WHAT YOU WILL DO. Report back each line of the records that contains the string "Write".

(A run of records)
· · ·

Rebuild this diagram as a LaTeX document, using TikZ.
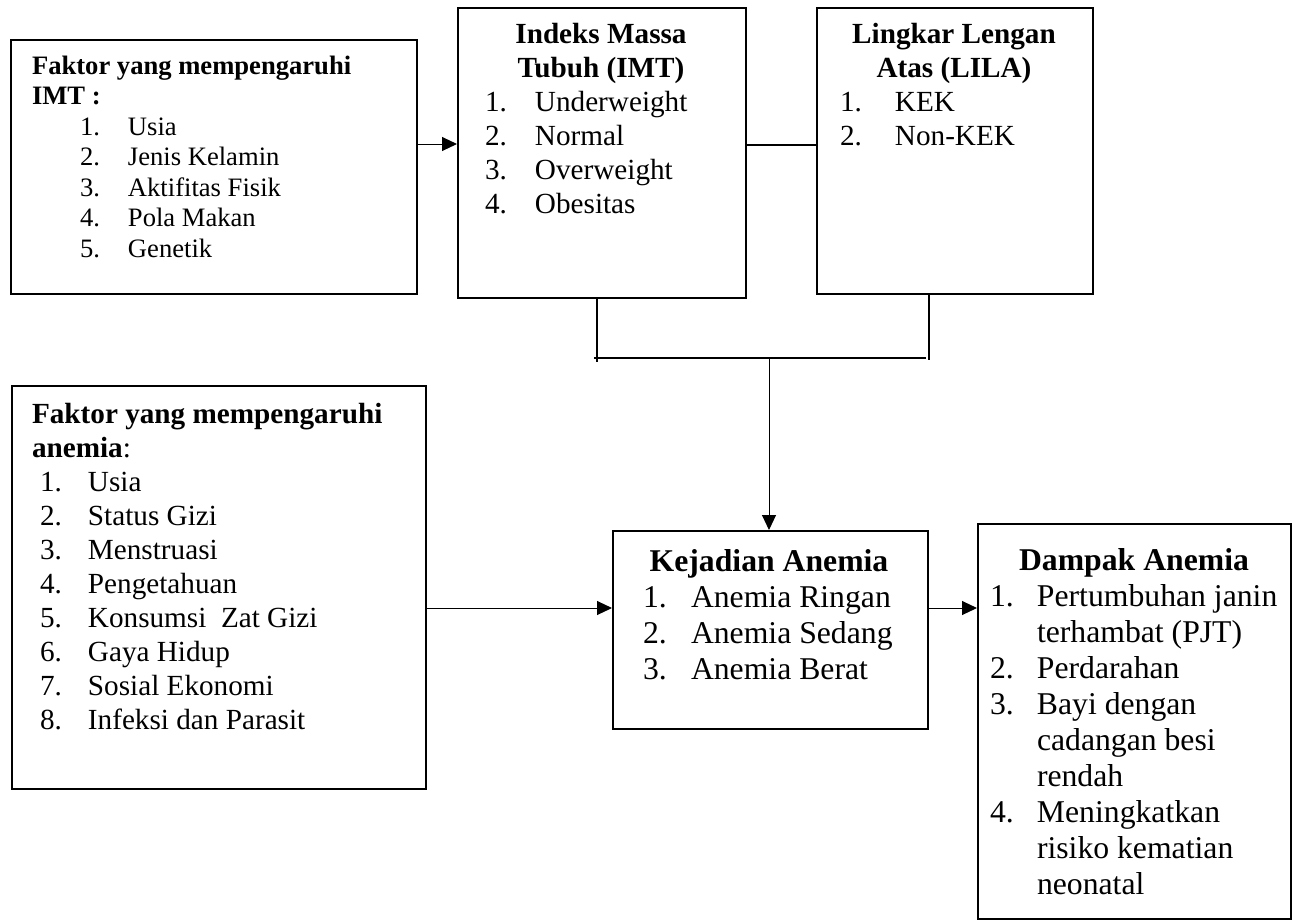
\documentclass[tikz,border=0pt]{standalone}
\usepackage{fontspec}
\setmainfont{Liberation Serif}
\usetikzlibrary{arrows.meta}
\newcommand\nb[2]{\makebox[#1pt][l]{#2}}
\begin{document}
\begin{tikzpicture}[x=1pt,y=-1pt,
  box/.style={draw, line width=1.6pt, inner sep=0pt, anchor=north west},
  txt/.style={anchor=base west, inner sep=0pt, outer sep=0pt},
  ctr/.style={anchor=base, inner sep=0pt, outer sep=0pt},
  fa/.style={font=\fontsize{26.6}{30}\selectfont},
  fb/.style={font=\fontsize{29.2}{34}\selectfont},
  fc/.style={font=\fontsize{31.7}{36}\selectfont},
  arr/.style={line width=1pt, -{Triangle[length=15pt,width=14pt]}},
  brk/.style={line width=2.2pt},
]
\useasboundingbox (0,0) rectangle (1296,922);

% boxes
\node[box, minimum width=406pt, minimum height=254pt] (fimt) at (10,39) {};
\node[box, minimum width=288pt, minimum height=290pt] (imt) at (457,7) {};
\node[box, minimum width=276pt, minimum height=286pt] (lila) at (816,7) {};
\node[box, minimum width=414pt, minimum height=403pt] (fan) at (11,385) {};
\node[box, minimum width=315pt, minimum height=198pt] (kej) at (612,530) {};
\node[box, minimum width=313pt, minimum height=395pt] (dam) at (977,523) {};

% box 1 text
\node[txt,fa] (a0) at (32,74) {\bfseries Faktor yang mempengaruhi};
\node[txt,fa] (a1) at (32,104.5) {\bfseries IMT :};
\node[txt,fa] (a2) at (80,135) {\nb{48}{1.}Usia};
\node[txt,fa] (a3) at (80,165.5) {\nb{48}{2.}Jenis Kelamin};
\node[txt,fa] (a4) at (80,196) {\nb{48}{3.}Aktifitas Fisik};
\node[txt,fa] (a5) at (80,226.5) {\nb{48}{4.}Pola Makan};
\node[txt,fa] (a6) at (80,257) {\nb{48}{5.}Genetik};

% IMT text
\node[ctr,fb] (b0) at (601,43) {\bfseries Indeks Massa};
\node[ctr,fb] (b1) at (601,77) {\bfseries Tubuh (IMT)};
\node[txt,fb] (b2) at (485,111) {\nb{50}{1.}Underweight};
\node[txt,fb] (b3) at (485,145) {\nb{50}{2.}Normal};
\node[txt,fb] (b4) at (485,179) {\nb{50}{3.}Overweight};
\node[txt,fb] (b5) at (485,213) {\nb{50}{4.}Obesitas};

% LILA text
\node[ctr,fb] (c0) at (954,43) {\bfseries Lingkar Lengan};
\node[ctr,fb] (c1) at (954,77) {\bfseries Atas (LILA)};
\node[txt,fb] (c2) at (840,111) {\nb{55}{1.}KEK};
\node[txt,fb] (c3) at (840,145) {\nb{55}{2.}Non-KEK};

% Faktor anemia text
\node[txt,fb] (d0) at (32,423) {\bfseries Faktor yang mempengaruhi};
\node[txt,fb] (d1) at (32,457) {{\bfseries anemia}:};
\node[txt,fb] (d2) at (40,491) {\nb{48}{1.}Usia};
\node[txt,fb] (d3) at (40,525) {\nb{48}{2.}Status Gizi};
\node[txt,fb] (d4) at (40,559) {\nb{48}{3.}Menstruasi};
\node[txt,fb] (d5) at (40,593) {\nb{48}{4.}Pengetahuan};
\node[txt,fb] (d6) at (40,627) {\nb{48}{5.}Konsumsi~ Zat Gizi};
\node[txt,fb] (d7) at (40,661) {\nb{48}{6.}Gaya Hidup};
\node[txt,fb] (d8) at (40,695) {\nb{48}{7.}Sosial Ekonomi};
\node[txt,fb] (d9) at (40,729) {\nb{48}{8.}Infeksi dan Parasit};

% Kejadian text
\node[ctr,fc] (e0) at (769,571) {\bfseries Kejadian Anemia};
\node[txt,fc] (e1) at (643,607) {\nb{48}{1.}Anemia Ringan};
\node[txt,fc] (e2) at (643,643) {\nb{48}{2.}Anemia Sedang};
\node[txt,fc] (e3) at (643,679) {\nb{48}{3.}Anemia Berat};

% Dampak text
\node[ctr,fc] (f0) at (1134,570) {\bfseries Dampak Anemia};
\node[txt,fc] (f1) at (990,606) {\nb{47}{1.}Pertumbuhan janin};
\node[txt,fc] (f2) at (1037,642) {terhambat (PJT)};
\node[txt,fc] (f3) at (990,678) {\nb{47}{2.}Perdarahan};
\node[txt,fc] (f4) at (990,714) {\nb{47}{3.}Bayi dengan};
\node[txt,fc] (f5) at (1037,750) {cadangan besi};
\node[txt,fc] (f6) at (1037,786) {rendah};
\node[txt,fc] (f7) at (990,822) {\nb{47}{4.}Meningkatkan};
\node[txt,fc] (f8) at (1037,858) {risiko kematian};
\node[txt,fc] (f9) at (1037,894) {neonatal};

% helper coordinates
\coordinate (y144) at (0,144);
\coordinate (y145) at (0,145);
\coordinate (y608) at (0,608);
\coordinate (bl) at (597,358);
\coordinate (br) at (929,358);
\coordinate (bm) at (769,358);

% connectors
\draw[arr] (fimt.east |- y144) -- (imt.west |- y144);
\draw[brk] (imt.east |- y145) -- (lila.west |- y145);
\draw[brk] (imt.south -| bl) -- ([yshift=-4pt]bl);
\draw[brk] (lila.south -| br) -- ([yshift=-2pt]br);
\draw[brk] ([xshift=-3pt]bl) -- ([xshift=-3pt]br);
\draw[arr] (bm) -- (kej.north -| bm);
\draw[arr] (fan.east |- y608) -- (kej.west |- y608);
\draw[arr] (kej.east |- y608) -- (dam.west |- y608);
\end{tikzpicture}
\end{document}
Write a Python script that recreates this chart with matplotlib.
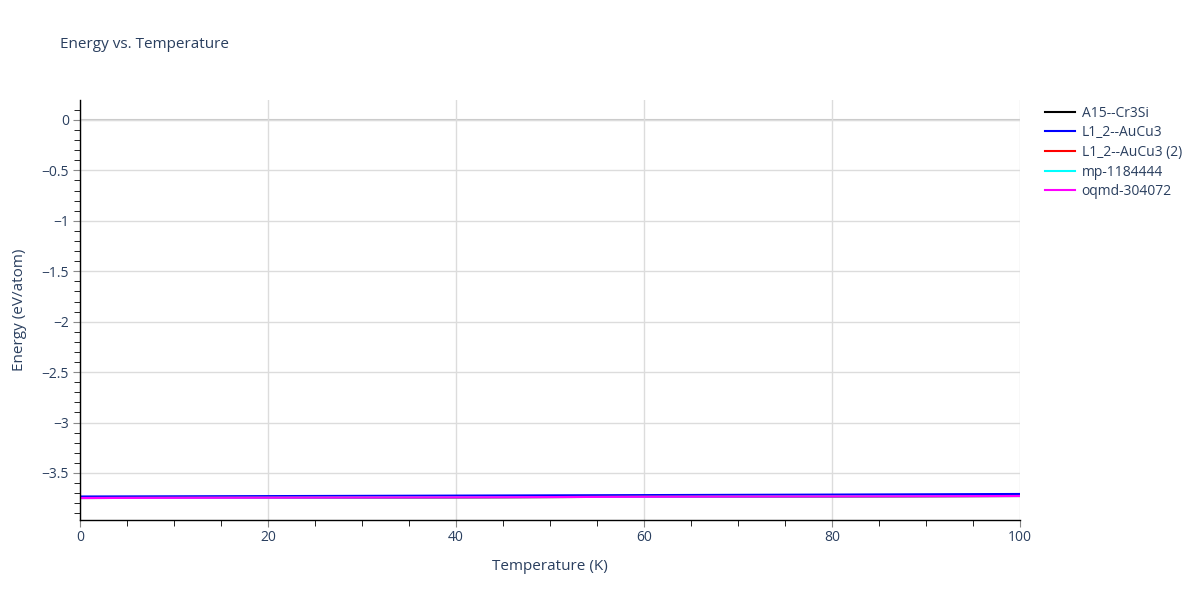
import matplotlib
matplotlib.use("Agg")
import matplotlib.pyplot as plt
from matplotlib.ticker import MultipleLocator

temperature = [0, 20, 40, 60, 80, 100]
a15_cr3si = [-3.748, -3.745, -3.741, -3.736, -3.732, -3.728]
l12_aucu3 = [-3.733, -3.729, -3.724, -3.719, -3.714, -3.708]
l12_aucu3_2 = [-3.748, -3.745, -3.741, -3.736, -3.732, -3.728]
mp_1184444 = [-3.748, -3.745, -3.741, -3.736, -3.732, -3.728]
oqmd_304072 = [-3.748, -3.745, -3.741, -3.736, -3.732, -3.728]

series = [
    ("A15--Cr3Si", a15_cr3si, "#000000"),
    ("L1_2--AuCu3", l12_aucu3, "#0000ff"),
    ("L1_2--AuCu3 (2)", l12_aucu3_2, "#ff0000"),
    ("mp-1184444", mp_1184444, "#00ffff"),
    ("oqmd-304072", oqmd_304072, "#ff00ff"),
]

text_color = "#2a3f5f"
plt.rcParams["font.family"] = ["Open Sans", "DejaVu Sans"]

fig = plt.figure(figsize=(12, 6), dpi=100)
ax = fig.add_axes([80 / 1200, 80 / 600, 940 / 1200, 420 / 600])

for name, vals, col in series:
    ax.plot(temperature, vals, color=col, lw=1.5, label=name)

ax.set_xlim(0, 100)
ax.set_ylim(-3.966, 0.198)
ax.axhline(0, color="#c8c8c8", lw=1.5, zorder=0.5)

ax.xaxis.set_major_locator(MultipleLocator(20))
ax.xaxis.set_minor_locator(MultipleLocator(5))
ax.yaxis.set_major_locator(MultipleLocator(0.5))
ax.yaxis.set_minor_locator(MultipleLocator(0.1))
ax.grid(True, which="major", color="#dcdcdc", lw=1)
ax.set_axisbelow(True)

for s in ["top", "right"]:
    ax.spines[s].set_visible(False)
for s in ["left", "bottom"]:
    ax.spines[s].set_color("#000000")
    ax.spines[s].set_linewidth(1)

ax.tick_params(axis="both", which="major", direction="out", length=5, color="#888888",
               labelcolor=text_color, labelsize=10, pad=3)
ax.tick_params(axis="x", which="major", pad=2)
ax.tick_params(axis="both", which="minor", direction="out", length=4, color="#000000")

def fmt(v, pos):
    return f"{v:g}".replace("-", "\u2212")
ax.yaxis.set_major_formatter(plt.FuncFormatter(fmt))

ax.set_xlabel("Temperature (K)", color=text_color, fontsize=11, labelpad=10)
ax.set_ylabel("Energy (eV/atom)", color=text_color, fontsize=11, labelpad=10)
fig.text(60 / 1200, 1 - 45 / 600, "Energy vs. Temperature", color=text_color,
         fontsize=11, va="center", ha="left")

leg = fig.legend(loc="upper left", bbox_to_anchor=(1042 / 1200, 1 - 103 / 600),
                 frameon=False, fontsize=10, handlelength=2.2, handletextpad=0.45,
                 labelspacing=0.33, borderaxespad=0.0, borderpad=0.2)
for t in leg.get_texts():
    t.set_color(text_color)

fig.savefig("out.png", dpi=100)
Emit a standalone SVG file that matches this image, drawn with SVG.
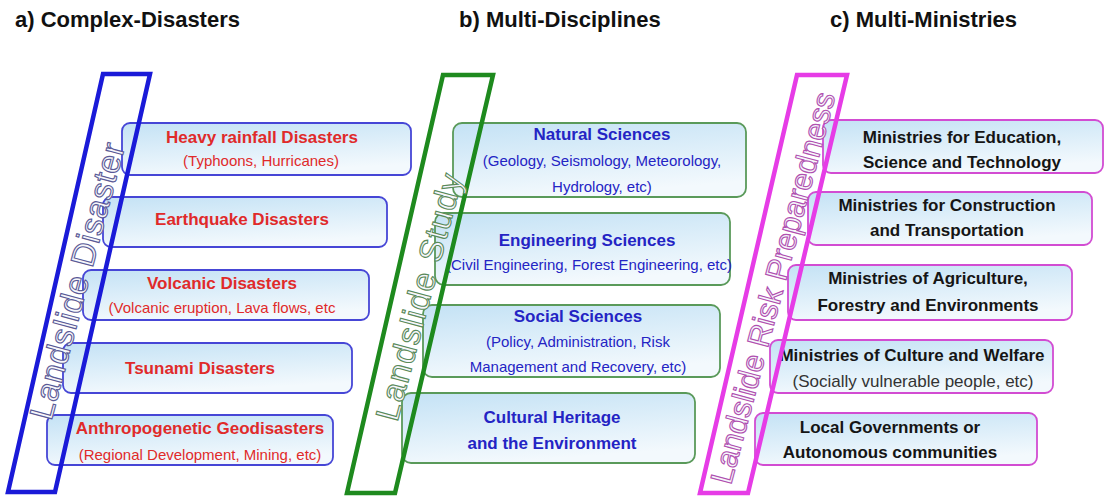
<svg xmlns="http://www.w3.org/2000/svg" width="1104" height="502" viewBox="0 0 1104 502">
<defs>
<linearGradient id="bg" x1="0" y1="0" x2="0.3" y2="1">
<stop offset="0" stop-color="#c4e2f5"/>
<stop offset="1" stop-color="#f3f9fd"/>
</linearGradient>
</defs>
<style>
.title{font-family:"Liberation Sans",Arial,sans-serif;font-weight:bold;font-size:22px;fill:#111}
.box{fill:url(#bg);stroke-width:1.8}
.ba{stroke:#4646d6}
.bb{stroke:#5a9a5a}
.bc{stroke:#d24cd2}
.t{font-family:"Liberation Sans",Arial,sans-serif;text-anchor:middle}
.h{font-weight:bold;font-size:17px}
.s{font-size:15px}
.ra{fill:#e02a2a}
.rb{fill:#2424c4}
.rc{fill:#151515}
.sc{fill:#333;font-size:17px}
.para{fill:none;stroke-width:4.5;stroke-linejoin:miter}
.vt{font-family:"Liberation Sans",Arial,sans-serif;font-size:33px;text-anchor:middle;dominant-baseline:central;fill:#f6f6fb;stroke-width:1.1}
</style>
<text class="title" x="15" y="27">a) Complex-Disasters</text>
<text class="title" x="459" y="27">b) Multi-Disciplines</text>
<text class="title" x="830" y="27">c) Multi-Ministries</text>

<g id="panel-a-boxes">
<g id="a1"><rect class="box ba" x="122" y="123" width="289" height="52" rx="8"/>
<text class="t h ra" x="262" y="143">Heavy rainfall Disasters</text>
<text class="t s ra" x="261" y="166">(Typhoons, Hurricanes)</text></g>
<g id="a2"><rect class="box ba" x="103" y="197" width="284" height="50" rx="8"/>
<text class="t h ra" x="242" y="225">Earthquake Disasters</text></g>
<g id="a3"><rect class="box ba" x="83" y="270" width="286" height="50" rx="8"/>
<text class="t h ra" x="222" y="289">Volcanic Disasters</text>
<text class="t s ra" x="222" y="313">(Volcanic eruption, Lava flows, etc</text></g>
<g id="a4"><rect class="box ba" x="63" y="343" width="289" height="50" rx="8"/>
<text class="t h ra" x="200" y="374">Tsunami Disasters</text></g>
<g id="a5"><rect class="box ba" x="47" y="415" width="286" height="50" rx="8"/>
<text class="t h ra" x="200" y="434">Anthropogenetic Geodisasters</text>
<text class="t s ra" x="200" y="460">(Regional Development, Mining, etc)</text></g>
</g>
<g id="panel-a-frame">
<polygon class="para" stroke="#1a1ad8" points="103,74 150,74 55,492 8,492"/>
<text class="vt" stroke="#5a5a96" textLength="285" transform="translate(77,281) rotate(-75)">Landslide Disaster</text>
</g>

<g id="panel-b-boxes">
<g id="b1"><rect class="box bb" x="453" y="123" width="293" height="74" rx="9"/>
<text class="t h rb" x="602" y="140">Natural Sciences</text>
<text class="t s rb" x="602" y="166">(Geology, Seismology, Meteorology,</text>
<text class="t s rb" x="602" y="192">Hydrology, etc)</text></g>
<g id="b2"><rect class="box bb" x="435" y="213" width="295" height="72" rx="9"/>
<text class="t h rb" x="587" y="246">Engineering Sciences</text>
<text class="t s rb" x="589" y="270">(Civil Engineering, Forest Engineering, etc)</text></g>
<g id="b3"><rect class="box bb" x="423" y="305" width="297" height="72" rx="9"/>
<text class="t h rb" x="578" y="322">Social Sciences</text>
<text class="t s rb" x="578" y="347">(Policy, Administration, Risk</text>
<text class="t s rb" x="578" y="372">Management and Recovery, etc)</text></g>
<g id="b4"><rect class="box bb" x="402" y="393" width="293" height="70" rx="9"/>
<text class="t h rb" x="552" y="423">Cultural Heritage</text>
<text class="t h rb" x="552" y="449">and the Environment</text></g>
</g>
<g id="panel-b-frame">
<polygon class="para" stroke="#1e8a1e" points="443,75 493,75 395,493 347,493"/>
<text class="vt" stroke="#5a8a5a" textLength="254" transform="translate(419,297) rotate(-75)">Landslide Study</text>
</g>

<g id="panel-c-boxes">
<g id="c1"><rect class="box bc" x="823" y="120" width="280" height="53" rx="8"/>
<text class="t h rc" x="962" y="143">Ministries for Education,</text>
<text class="t h rc" x="962" y="168">Science and Technology</text></g>
<g id="c2"><rect class="box bc" x="808" y="192" width="284" height="53" rx="8"/>
<text class="t h rc" x="947" y="211">Ministries for Construction</text>
<text class="t h rc" x="947" y="236">and Transportation</text></g>
<g id="c3"><rect class="box bc" x="788" y="265" width="284" height="55" rx="8"/>
<text class="t h rc" x="928" y="284">Ministries of Agriculture,</text>
<text class="t h rc" x="928" y="311">Forestry and Environments</text></g>
<g id="c4"><rect class="box bc" x="770" y="340" width="283" height="53" rx="8"/>
<text class="t h rc" x="912" y="361">Ministries of Culture and Welfare</text>
<text class="t sc" x="913" y="387">(Socially vulnerable people, etc)</text></g>
<g id="c5"><rect class="box bc" x="755" y="413" width="282" height="52" rx="8"/>
<text class="t h rc" x="890" y="433">Local Governments or</text>
<text class="t h rc" x="890" y="458">Autonomous communities</text></g>
</g>
<g id="panel-c-frame">
<polygon class="para" stroke="#e63ce6" points="797,75 847,75 748,493 700,493"/>
<text class="vt" stroke="#b050b0" style="font-size:31px" textLength="404" transform="translate(773,288) rotate(-75)">Landslide Risk Preparedness</text>
</g>
<g id="connectors"/>
</svg>
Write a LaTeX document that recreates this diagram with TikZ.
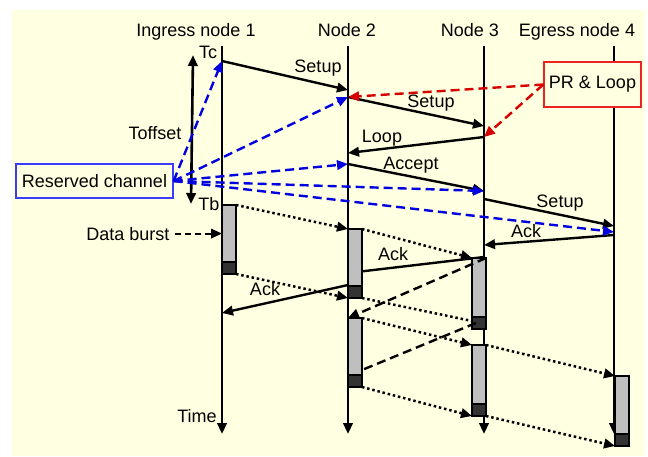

· · ·

OUTPUT FOR THIS TASK.
Write a Python script that recreates this chart with matplotlib.
Write a LaTeX document that recreates this diagram with TikZ.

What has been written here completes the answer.